Reset: A Focus on Air Quality
As we move toward spring and an eventual option for students to attend school in-person, we continue as a Hamilton staff to focus on the bucket of work that we call “Reset”. This Reset work includes readying the physical spaces at our school, and the identification of protocols that seek to maximize staff member and student safety to the greatest extent possible. All Hamilton staff members have been going through a process that we are calling “space liberation” in which classrooms, offices, and other workspaces are having items removed in an effort to create seating that can maintain six feet of social distancing. In addition, we have a working list of 75 safety related protocols with those most pertinent to students just about ready to be shared in an upcoming Hamilton Headlines.
Part of our work to Reset is related to our heating, ventilating, and air conditioning systems (HVAC). As we all know, the vast majority of COVID infections are contracted through breathing in air that contains the virus.
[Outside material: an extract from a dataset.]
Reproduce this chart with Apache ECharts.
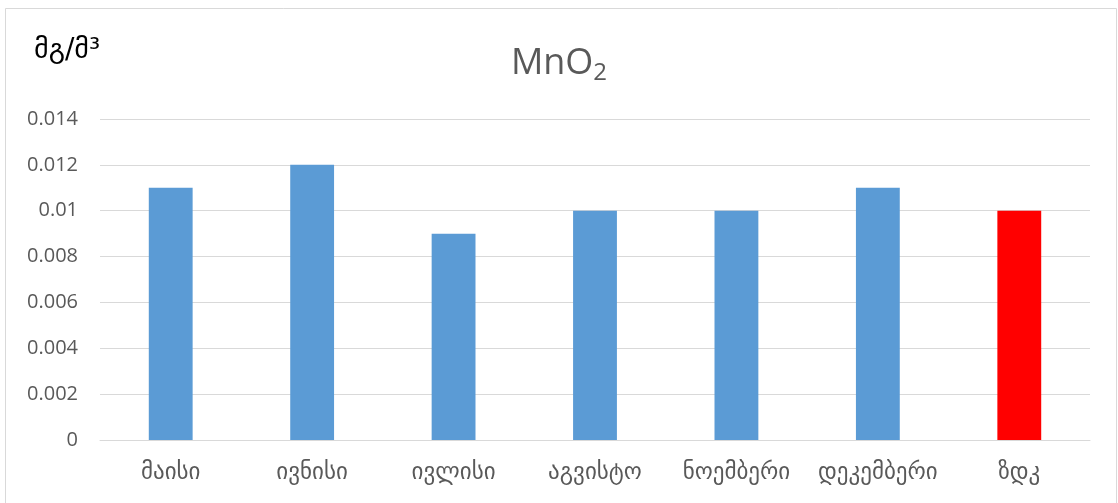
<!DOCTYPE html>
<html>
<head>
<meta charset="utf-8">
<style>
html,body{margin:0;padding:0;background:#fff;}
#chart{width:1118px;height:503px;}
</style>
<script src="https://cdn.jsdelivr.net/npm/echarts@6/dist/echarts.min.js"></script>
</head>
<body>
<div id="chart"></div>
<script>
const categories = ['მაისი', 'ივნისი', 'ივლისი', 'აგვისტო', 'ნოემბერი', 'დეკემბერი', 'ზდკ'];
const values = [0.011, 0.012, 0.009, 0.010, 0.010, 0.011, 0.010];
const barColors = ['#5b9bd5', '#5b9bd5', '#5b9bd5', '#5b9bd5', '#5b9bd5', '#5b9bd5', '#ff0000'];
const yTicks = { min: 0, max: 0.014, interval: 0.002 };

const chart = echarts.init(document.getElementById('chart'), null, { renderer: 'canvas' });
chart.setOption({
  animation: false,
  backgroundColor: '#fff',
  graphic: [
    { type: 'rect', shape: { x: 5.5, y: 8.5, width: 1111, height: 510 },
      style: { fill: 'none', stroke: '#d9d9d9', lineWidth: 1 }, z: -10 },
    { type: 'text', left: 34, top: 37,
      style: { text: 'მგ/მ³', font: '28px "DejaVu Sans", sans-serif', fill: '#000' } }
  ],
  title: {
    text: '{m|MnO}{s|2}',
    left: 'center',
    top: 38,
    textStyle: {
      fontWeight: 'normal',
      rich: {
        m: { fontSize: 36, fontWeight: 'normal', fontFamily: 'Open Sans, sans-serif', color: '#595959' },
        s: { fontSize: 24, fontWeight: 'normal', fontFamily: 'Open Sans, sans-serif', color: '#595959', padding: [18, 0, 0, 0] }
      }
    }
  },
  grid: { left: 100, right: 28, top: 119, bottom: 63 },
  xAxis: {
    type: 'category',
    data: categories,
    axisLine: { show: true, lineStyle: { color: '#d9d9d9' } },
    axisTick: { show: false },
    axisLabel: { interval: 0, color: '#595959', fontSize: 23, fontFamily: '"DejaVu Sans", sans-serif', margin: 22 }
  },
  yAxis: {
    type: 'value',
    min: yTicks.min, max: yTicks.max, interval: yTicks.interval,
    axisLine: { show: false },
    axisTick: { show: false },
    splitLine: { lineStyle: { color: '#d9d9d9' } },
    axisLabel: { color: '#595959', fontSize: 20, fontFamily: 'Open Sans, sans-serif', margin: 22,
      formatter: v => v === 0 ? '0' : String(parseFloat(v.toFixed(3))) }
  },
  series: [{
    type: 'bar',
    data: values.map((v, i) => ({ value: v, itemStyle: { color: barColors[i] } })),
    barWidth: '31%'
  }]
});
</script>
</body>
</html>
So, what do we know about district and Hamilton specific efforts to maintain clean air to the greatest extent possible in our buildings?
At the district level there has been a concerted effort to address factors related to the air in our buildings. These factors include the updating of existing mechanical systems in efforts to meet national standards related to indoor air quality. The district is confident that HVAC systems in all buildings can and will be operated per CDC and ASHRAE (American Society of Heating, Refrigerating and Air-Conditioning Engineers) recommendations to reduce airborne exposures. These recommendations include ensuring that HVAC systems are operating as designed. In addition, the district is disabling user controls in individual classrooms and offices to make sure that all systems are running as intended at each school and to avoid the inadvertent shutting down of HVAC systems. Historically, the district has prided itself on energy efficiencies that serve to reduce our carbon footprint, including the operation of ventilating systems only during the student school day. Moving forward through this pandemic, ventilation systems in all schools will be operating two hours before students arrive in the morning until two hours after students have left for the day.
Classrooms and offices at Hamilton are served by forced air central systems and hydronic terminal devices (classroom units that bring in outside air). Central air handling units and terminal equipment in these systems are equipped with air filters that are designed to clean the air as it circulates through the filters. Prior to the pandemic, these filters across the district for the most part had a MERV rating of 8 (see the next news item if interested in the finer details of MERV ratings) At a cost of $300,000, the district has installed new filters that range in MERV rating from 10 to 13, depending on what each mechanical feature can accommodate. These higher MERV rated filters are much more efficient at capturing airborne viruses. For Hamilton specifically, our classroom systems have MERV 11 filters installed, while all rooftop equipment has been refitted with MERV 13 filters.
Building codes also require our classrooms to exchange air a minimum of six times every hour. So, every 10 minutes the entire volume of a classroom's air is exchanged and filtered with outdoor air. One of our specific Hamilton strategies will also be to keep windows open in classrooms, restrooms, and other occupied spaces to the greatest extent possible. Research on air circulation indicates that opening a window just a small amount has a significant impact on the rate at which air is replaced in a classroom or other interior space. See this link to a short article from The Washington Post on the benefits of opening windows in classrooms and on buses.
Keep in mind that essential components of staying safe in a pandemic world extend beyond air filtration systems and include proper mask wearing, maintaining social distance, symptom screening, and handwashing, all of which will be the focus of several Hamilton specific protocols once an in-person schooling option has been added.